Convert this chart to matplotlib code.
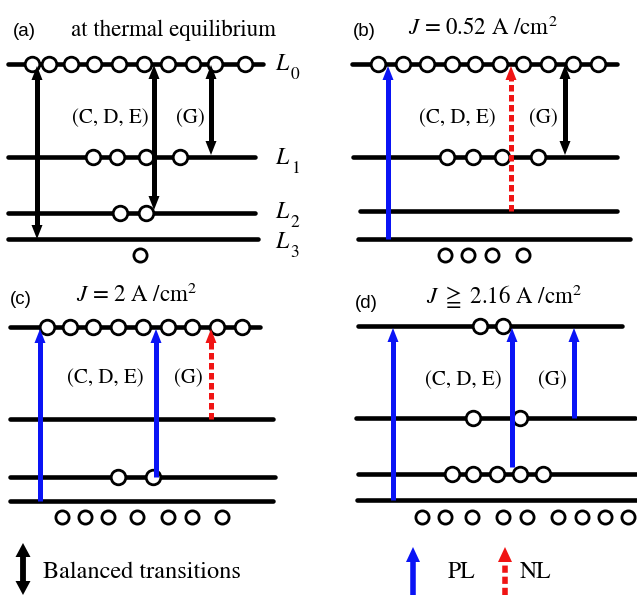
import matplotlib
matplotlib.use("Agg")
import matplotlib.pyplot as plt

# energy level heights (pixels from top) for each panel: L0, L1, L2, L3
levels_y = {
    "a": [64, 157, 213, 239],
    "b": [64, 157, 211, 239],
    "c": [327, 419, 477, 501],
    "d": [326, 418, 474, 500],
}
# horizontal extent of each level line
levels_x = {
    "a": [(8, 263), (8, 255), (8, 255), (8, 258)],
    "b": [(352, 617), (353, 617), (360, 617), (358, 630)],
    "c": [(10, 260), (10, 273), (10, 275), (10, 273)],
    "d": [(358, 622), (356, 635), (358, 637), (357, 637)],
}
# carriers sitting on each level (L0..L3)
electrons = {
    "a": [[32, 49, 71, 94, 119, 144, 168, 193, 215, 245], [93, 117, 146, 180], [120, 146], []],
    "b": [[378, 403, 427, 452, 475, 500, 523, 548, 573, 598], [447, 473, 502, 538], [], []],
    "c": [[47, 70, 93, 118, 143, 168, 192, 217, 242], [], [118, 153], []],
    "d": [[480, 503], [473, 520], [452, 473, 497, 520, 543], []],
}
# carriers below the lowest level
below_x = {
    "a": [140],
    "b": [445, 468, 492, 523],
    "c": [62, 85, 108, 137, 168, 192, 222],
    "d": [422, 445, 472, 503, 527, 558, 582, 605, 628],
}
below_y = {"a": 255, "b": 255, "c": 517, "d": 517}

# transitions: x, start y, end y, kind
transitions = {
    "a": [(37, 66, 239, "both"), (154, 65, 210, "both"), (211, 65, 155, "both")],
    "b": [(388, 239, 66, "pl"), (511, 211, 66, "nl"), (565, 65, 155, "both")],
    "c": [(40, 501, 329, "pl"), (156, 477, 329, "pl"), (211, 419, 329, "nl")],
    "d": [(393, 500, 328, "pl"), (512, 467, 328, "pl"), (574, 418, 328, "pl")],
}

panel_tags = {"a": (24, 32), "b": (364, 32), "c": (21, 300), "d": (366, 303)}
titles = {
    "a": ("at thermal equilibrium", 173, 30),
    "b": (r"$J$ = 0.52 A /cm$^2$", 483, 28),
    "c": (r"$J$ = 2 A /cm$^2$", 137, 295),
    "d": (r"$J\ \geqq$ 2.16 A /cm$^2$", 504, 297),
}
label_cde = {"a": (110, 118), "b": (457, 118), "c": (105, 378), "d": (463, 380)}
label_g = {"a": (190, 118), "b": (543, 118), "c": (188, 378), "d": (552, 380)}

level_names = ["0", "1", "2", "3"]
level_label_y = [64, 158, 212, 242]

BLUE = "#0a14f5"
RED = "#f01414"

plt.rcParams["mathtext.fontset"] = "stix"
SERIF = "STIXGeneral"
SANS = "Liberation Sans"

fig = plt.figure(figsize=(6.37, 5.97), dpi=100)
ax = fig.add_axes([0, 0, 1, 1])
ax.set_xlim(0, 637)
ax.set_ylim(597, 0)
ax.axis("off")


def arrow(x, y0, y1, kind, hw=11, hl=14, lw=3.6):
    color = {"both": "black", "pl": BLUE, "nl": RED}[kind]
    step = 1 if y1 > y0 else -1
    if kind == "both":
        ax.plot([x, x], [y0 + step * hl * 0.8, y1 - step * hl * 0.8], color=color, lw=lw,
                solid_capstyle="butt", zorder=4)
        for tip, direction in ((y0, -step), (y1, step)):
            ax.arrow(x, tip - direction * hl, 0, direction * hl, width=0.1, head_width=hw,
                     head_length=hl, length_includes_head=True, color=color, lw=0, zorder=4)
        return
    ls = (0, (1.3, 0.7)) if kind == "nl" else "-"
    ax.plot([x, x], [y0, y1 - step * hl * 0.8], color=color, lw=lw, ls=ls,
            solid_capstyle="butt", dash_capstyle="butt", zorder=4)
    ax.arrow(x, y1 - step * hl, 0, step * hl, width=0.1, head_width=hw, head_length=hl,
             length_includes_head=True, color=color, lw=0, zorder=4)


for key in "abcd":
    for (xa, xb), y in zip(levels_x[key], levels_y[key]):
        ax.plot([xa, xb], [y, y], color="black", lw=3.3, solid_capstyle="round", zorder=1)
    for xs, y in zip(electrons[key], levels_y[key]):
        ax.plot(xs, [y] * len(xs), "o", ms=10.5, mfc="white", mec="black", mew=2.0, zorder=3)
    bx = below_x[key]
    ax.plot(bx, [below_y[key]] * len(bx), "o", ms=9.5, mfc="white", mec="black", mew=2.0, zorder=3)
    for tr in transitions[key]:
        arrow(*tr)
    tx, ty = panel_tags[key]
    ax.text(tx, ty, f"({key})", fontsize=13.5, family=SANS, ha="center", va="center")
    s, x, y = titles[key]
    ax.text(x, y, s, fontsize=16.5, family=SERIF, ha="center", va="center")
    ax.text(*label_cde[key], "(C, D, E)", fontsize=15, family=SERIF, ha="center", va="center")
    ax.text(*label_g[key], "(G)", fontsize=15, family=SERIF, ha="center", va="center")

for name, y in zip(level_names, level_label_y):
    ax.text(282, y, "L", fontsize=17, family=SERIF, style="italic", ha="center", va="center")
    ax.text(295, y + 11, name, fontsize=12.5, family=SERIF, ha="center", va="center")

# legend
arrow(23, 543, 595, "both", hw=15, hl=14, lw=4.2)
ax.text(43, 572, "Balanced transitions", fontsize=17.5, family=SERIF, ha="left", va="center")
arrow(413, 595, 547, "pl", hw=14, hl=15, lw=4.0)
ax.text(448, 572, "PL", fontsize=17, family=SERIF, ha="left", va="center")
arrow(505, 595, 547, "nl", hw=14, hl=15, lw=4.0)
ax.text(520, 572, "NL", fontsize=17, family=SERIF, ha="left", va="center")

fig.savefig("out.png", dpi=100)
==
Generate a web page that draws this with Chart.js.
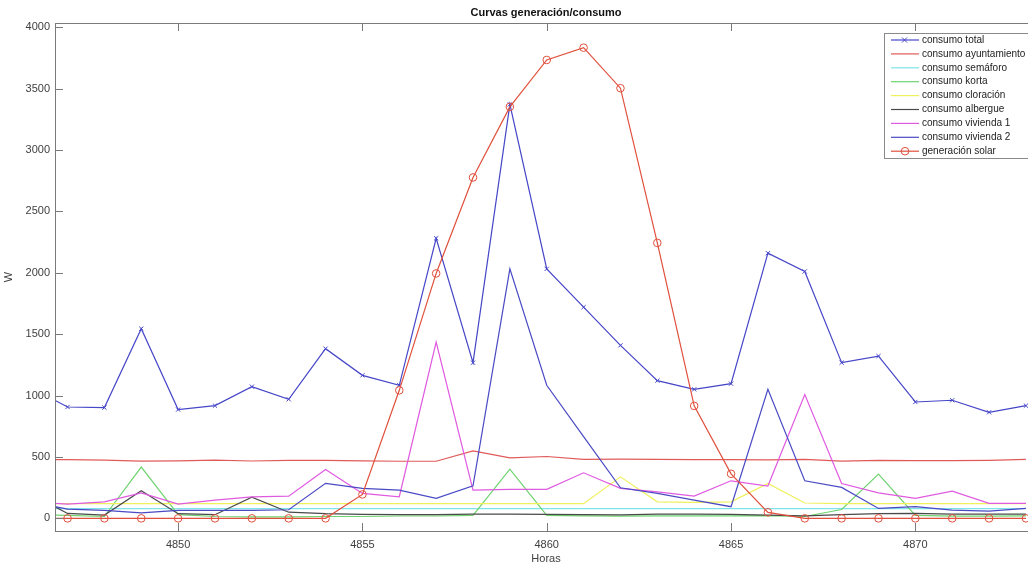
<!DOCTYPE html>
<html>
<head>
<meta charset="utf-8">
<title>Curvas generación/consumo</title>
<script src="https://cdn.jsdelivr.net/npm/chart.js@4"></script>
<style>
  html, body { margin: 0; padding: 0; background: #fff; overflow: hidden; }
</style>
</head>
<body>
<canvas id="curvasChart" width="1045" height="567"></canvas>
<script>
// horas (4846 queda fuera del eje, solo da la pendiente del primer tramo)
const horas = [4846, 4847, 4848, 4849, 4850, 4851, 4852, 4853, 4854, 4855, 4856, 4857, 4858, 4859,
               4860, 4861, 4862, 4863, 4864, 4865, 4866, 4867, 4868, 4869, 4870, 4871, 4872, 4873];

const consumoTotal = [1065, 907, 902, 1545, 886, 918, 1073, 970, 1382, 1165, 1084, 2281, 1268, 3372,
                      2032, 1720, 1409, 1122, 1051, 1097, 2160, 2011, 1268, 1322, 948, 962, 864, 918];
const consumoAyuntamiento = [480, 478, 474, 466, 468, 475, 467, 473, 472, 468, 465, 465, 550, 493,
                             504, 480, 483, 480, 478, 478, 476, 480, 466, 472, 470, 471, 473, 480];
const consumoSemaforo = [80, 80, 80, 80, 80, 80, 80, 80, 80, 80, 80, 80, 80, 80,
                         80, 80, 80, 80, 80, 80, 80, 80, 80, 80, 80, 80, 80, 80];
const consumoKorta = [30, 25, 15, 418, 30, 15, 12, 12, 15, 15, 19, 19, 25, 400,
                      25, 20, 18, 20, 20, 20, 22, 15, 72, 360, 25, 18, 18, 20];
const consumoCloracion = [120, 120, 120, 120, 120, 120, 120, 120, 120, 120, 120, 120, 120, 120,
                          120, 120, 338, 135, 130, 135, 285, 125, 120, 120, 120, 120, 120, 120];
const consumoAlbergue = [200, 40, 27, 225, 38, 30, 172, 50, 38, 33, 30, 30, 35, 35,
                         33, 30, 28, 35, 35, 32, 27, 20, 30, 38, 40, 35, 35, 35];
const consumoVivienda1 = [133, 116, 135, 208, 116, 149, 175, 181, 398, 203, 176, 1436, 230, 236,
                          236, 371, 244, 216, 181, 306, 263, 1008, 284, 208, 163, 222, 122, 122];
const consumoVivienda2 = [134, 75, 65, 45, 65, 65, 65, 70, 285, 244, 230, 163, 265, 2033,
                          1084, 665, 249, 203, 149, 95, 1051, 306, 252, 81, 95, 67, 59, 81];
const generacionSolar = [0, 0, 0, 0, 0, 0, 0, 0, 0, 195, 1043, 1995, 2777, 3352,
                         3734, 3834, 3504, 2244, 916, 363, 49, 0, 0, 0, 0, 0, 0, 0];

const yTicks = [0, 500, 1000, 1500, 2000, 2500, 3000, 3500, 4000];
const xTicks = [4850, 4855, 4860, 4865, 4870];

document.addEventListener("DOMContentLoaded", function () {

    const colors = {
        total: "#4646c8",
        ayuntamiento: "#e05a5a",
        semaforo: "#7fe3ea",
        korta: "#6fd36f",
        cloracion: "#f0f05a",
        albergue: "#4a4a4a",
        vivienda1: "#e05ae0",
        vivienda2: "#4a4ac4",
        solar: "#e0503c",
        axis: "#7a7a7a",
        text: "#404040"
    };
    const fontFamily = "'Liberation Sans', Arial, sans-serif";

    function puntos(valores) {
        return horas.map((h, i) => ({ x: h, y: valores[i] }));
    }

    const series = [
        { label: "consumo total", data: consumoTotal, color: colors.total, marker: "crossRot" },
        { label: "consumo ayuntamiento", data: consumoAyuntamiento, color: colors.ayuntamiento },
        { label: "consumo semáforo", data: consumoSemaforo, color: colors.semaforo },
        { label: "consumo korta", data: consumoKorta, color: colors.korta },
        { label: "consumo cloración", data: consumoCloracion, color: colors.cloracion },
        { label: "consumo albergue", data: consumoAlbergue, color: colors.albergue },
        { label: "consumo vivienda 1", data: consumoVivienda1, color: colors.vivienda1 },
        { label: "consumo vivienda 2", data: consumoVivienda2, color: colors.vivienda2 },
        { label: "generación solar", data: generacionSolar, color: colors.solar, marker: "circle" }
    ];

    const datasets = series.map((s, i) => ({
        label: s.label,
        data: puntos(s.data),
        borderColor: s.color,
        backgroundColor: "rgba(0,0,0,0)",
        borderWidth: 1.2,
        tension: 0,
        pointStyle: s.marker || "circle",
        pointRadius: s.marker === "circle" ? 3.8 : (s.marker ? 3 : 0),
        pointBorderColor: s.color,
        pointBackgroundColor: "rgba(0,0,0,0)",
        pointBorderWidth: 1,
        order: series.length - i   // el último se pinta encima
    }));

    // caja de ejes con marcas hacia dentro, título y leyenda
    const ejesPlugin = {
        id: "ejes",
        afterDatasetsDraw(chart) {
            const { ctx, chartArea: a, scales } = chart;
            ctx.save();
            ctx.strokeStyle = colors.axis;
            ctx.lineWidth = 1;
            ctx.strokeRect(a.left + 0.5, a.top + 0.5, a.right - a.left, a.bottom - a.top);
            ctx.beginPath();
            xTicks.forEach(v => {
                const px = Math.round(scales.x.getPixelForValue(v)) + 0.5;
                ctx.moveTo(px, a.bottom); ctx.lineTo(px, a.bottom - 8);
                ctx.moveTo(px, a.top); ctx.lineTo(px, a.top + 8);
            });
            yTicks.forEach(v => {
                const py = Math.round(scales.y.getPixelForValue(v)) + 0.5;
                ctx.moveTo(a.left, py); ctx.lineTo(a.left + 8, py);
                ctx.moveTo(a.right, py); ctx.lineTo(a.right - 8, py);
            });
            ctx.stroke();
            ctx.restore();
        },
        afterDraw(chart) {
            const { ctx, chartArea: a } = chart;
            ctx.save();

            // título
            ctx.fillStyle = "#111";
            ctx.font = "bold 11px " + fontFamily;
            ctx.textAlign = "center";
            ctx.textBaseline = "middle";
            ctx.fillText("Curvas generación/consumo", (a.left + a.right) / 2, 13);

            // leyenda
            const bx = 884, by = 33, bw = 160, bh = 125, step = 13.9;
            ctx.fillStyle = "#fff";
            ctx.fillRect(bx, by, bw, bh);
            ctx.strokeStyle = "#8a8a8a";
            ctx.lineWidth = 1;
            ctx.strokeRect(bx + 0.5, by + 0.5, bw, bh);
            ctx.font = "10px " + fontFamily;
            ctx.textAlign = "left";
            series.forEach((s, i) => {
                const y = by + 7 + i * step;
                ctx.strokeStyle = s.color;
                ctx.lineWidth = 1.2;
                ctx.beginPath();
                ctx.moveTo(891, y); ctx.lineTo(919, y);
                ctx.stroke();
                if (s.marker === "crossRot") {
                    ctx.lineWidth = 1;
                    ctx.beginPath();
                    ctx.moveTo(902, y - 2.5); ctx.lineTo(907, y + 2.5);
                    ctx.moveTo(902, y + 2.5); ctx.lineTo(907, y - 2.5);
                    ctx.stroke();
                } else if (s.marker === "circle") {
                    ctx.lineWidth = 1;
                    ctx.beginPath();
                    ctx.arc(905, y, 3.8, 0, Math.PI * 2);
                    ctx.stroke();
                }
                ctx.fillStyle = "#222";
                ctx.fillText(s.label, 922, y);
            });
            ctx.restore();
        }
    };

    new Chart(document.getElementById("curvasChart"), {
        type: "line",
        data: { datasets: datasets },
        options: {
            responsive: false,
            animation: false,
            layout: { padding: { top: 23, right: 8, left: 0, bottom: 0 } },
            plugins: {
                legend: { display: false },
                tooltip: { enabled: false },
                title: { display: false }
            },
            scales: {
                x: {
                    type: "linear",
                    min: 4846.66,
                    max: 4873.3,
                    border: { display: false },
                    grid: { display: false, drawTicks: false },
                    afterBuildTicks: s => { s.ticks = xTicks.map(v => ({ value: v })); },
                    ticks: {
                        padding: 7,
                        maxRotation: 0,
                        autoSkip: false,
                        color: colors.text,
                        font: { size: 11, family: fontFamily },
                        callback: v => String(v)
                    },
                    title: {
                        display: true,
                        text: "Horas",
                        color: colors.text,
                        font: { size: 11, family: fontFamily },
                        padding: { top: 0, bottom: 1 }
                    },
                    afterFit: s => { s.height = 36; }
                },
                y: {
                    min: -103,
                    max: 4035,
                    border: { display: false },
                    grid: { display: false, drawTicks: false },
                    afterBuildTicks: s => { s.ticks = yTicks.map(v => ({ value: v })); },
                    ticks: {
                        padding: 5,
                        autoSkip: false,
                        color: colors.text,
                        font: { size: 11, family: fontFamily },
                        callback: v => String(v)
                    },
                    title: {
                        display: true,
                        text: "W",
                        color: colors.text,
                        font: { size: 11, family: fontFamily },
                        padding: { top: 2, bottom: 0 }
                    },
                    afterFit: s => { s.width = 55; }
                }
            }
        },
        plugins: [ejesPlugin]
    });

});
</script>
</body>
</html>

■ Your goal:
Reproduce the data above exactly, but only the lines from the one showing "Convert this chart to matplotlib code." through the one showing "import matplotlib.pyplot as plt", with both ends kept and the pictures left out.

■ Response:
Convert this chart to matplotlib code.
import matplotlib
matplotlib.use("Agg")
import matplotlib.pyplot as plt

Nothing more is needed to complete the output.